CHICAGO – In the past week, SEC commissioner Mike Slive and ACC commissioner John Swofford laid out some drastic proposals concerning the future of college football. On Thursday, a couple of Big Ten coaches and Big Ten commissioner Jim Delany threw their support beyond an old idea that might become new again: freshman ineligibility.
“One thing I’m for is taking away freshmen eligibility,” Nebraska's Bo Pelini said at the Big Ten’s Football Kickoff. “ I think that could be the best thing that could happen to college football and probably college basketball and athletics in general.
“It would be a tremendous move. I don’t know if there’s a lot of momentum for that. I think making freshmen ineligible would help in a multitude of different ways.”
Up until the early 1970s, freshmen were not eligible to play. Delany brought up the idea to his coaches during the Big Ten’s spring meetings.
“Taking that first year and letting them get acclimated on campus, taking pressures away of having to produce as heralded recruited players,” Iowa's Kirk Ferentz said. “I think those would be healthy for football.
“I don't know if [that’s] practical. I don't know if we can work those out. That might be a great thing that would slow the recruiting industry down too. At the end of the day it would be great for the prospects and student-athletes.”
Pelini also believes it would improve the recruiting process.
“Let’s slow this thing down a bit,” Pelini said. “Ultimately that would be one of the changes, would not only help football wise and academically, but I think it would help the recruiting process and help the sport in a number of ways.
“There’s a pretty big division what people think on that subject, but I like that idea.”

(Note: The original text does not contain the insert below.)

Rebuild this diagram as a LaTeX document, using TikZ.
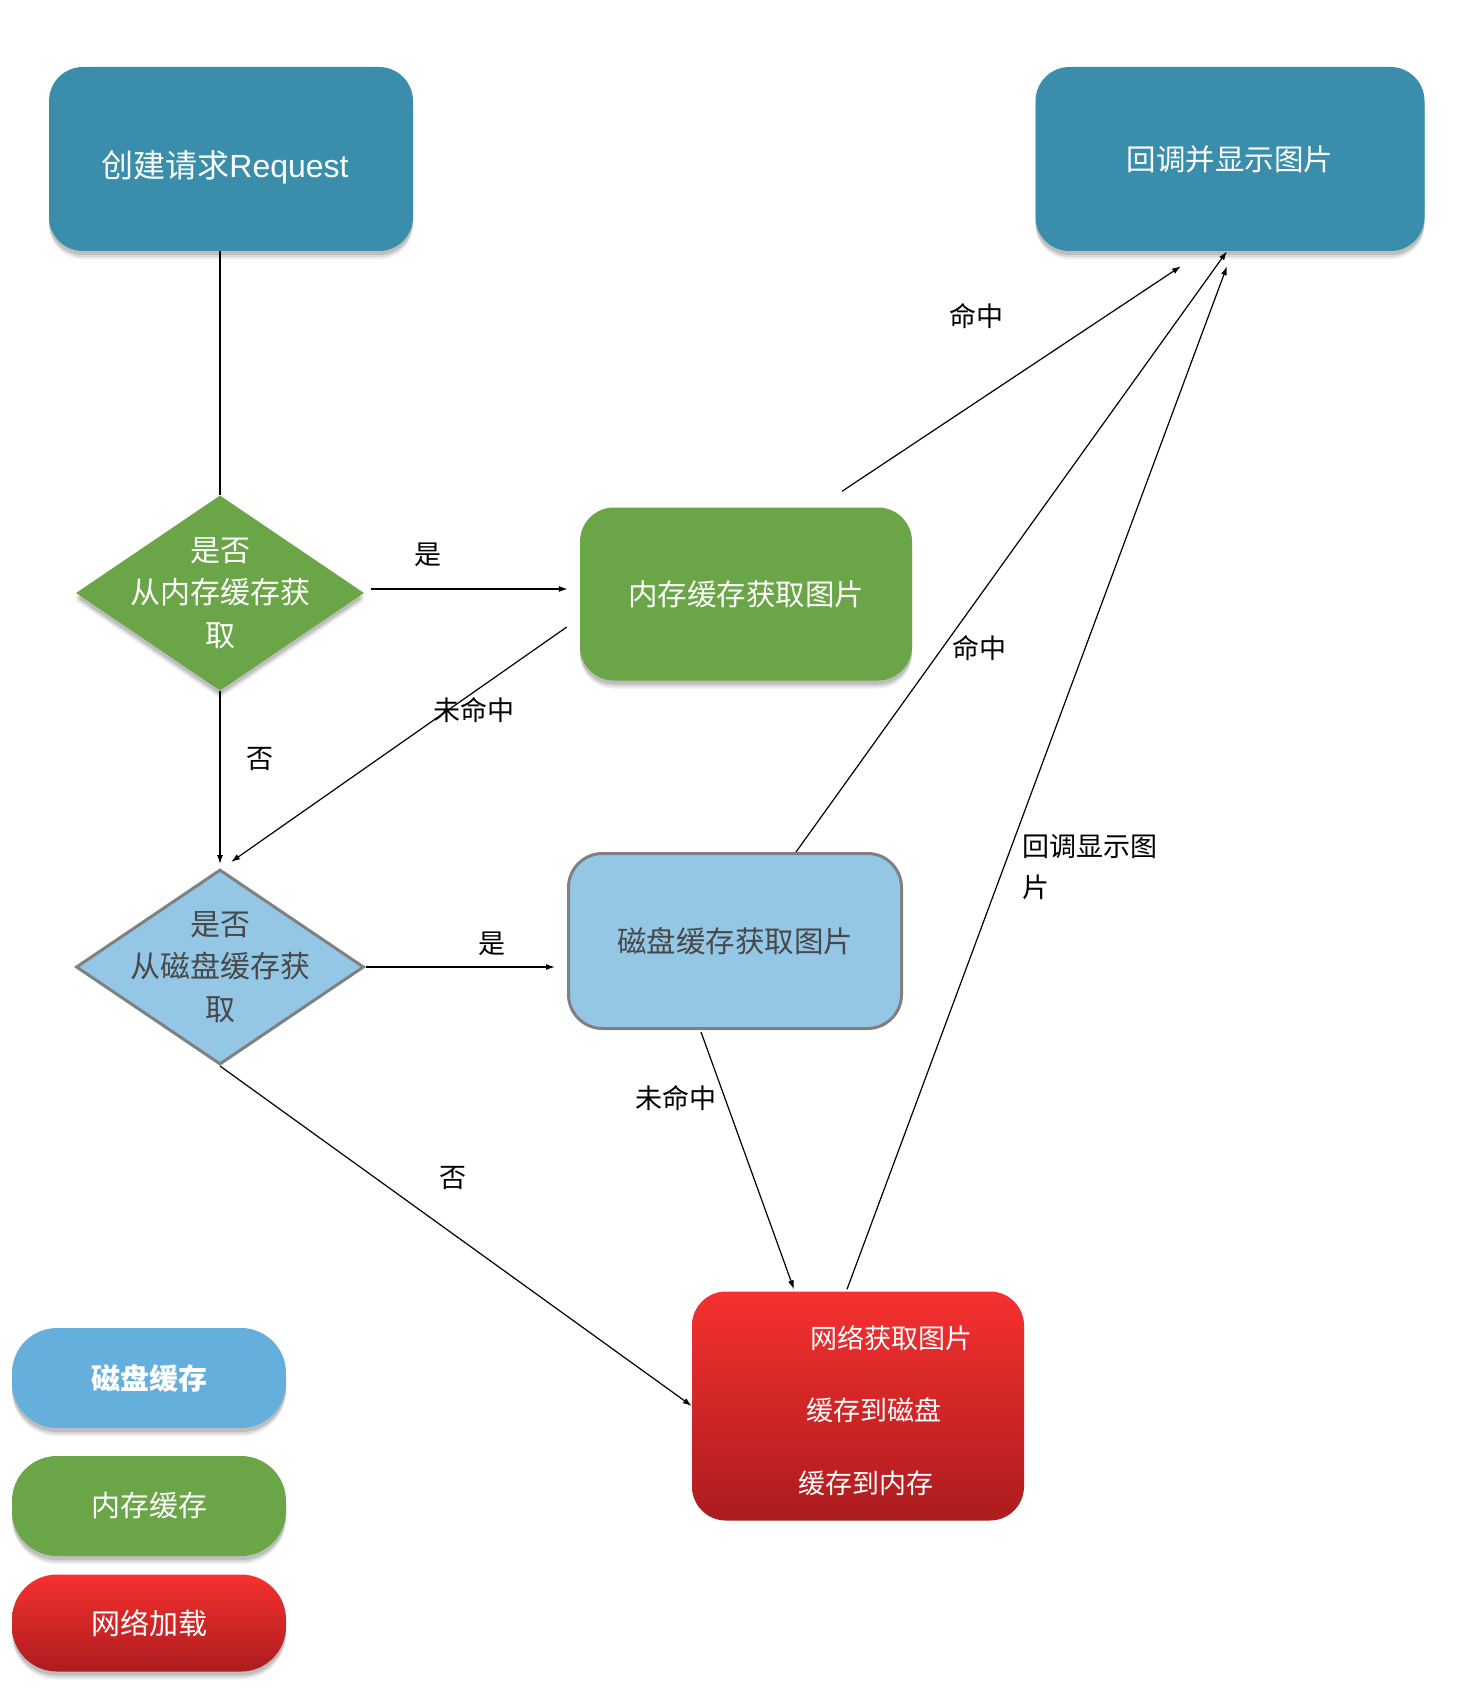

Pelini also said he’s for proposals that would increase the minimum GPA for incoming freshmen from 2.0 to 2.5 but cautions “you have to be careful you don’t limit opportunities for kids.”
Ferentz also supports increasing the GPA for incoming recruits, while LSU’s Les Miles and South Carolina’s Steve Spurrier said last week they were against higher GPAs for recruits.
“The important thing is for young people to understand at a young age when they're in high school doing well, doing well early, instead of trying to catch up the last couple years,” Ferentz said. “It's going to take a cooperative effort from a lot of different folks.”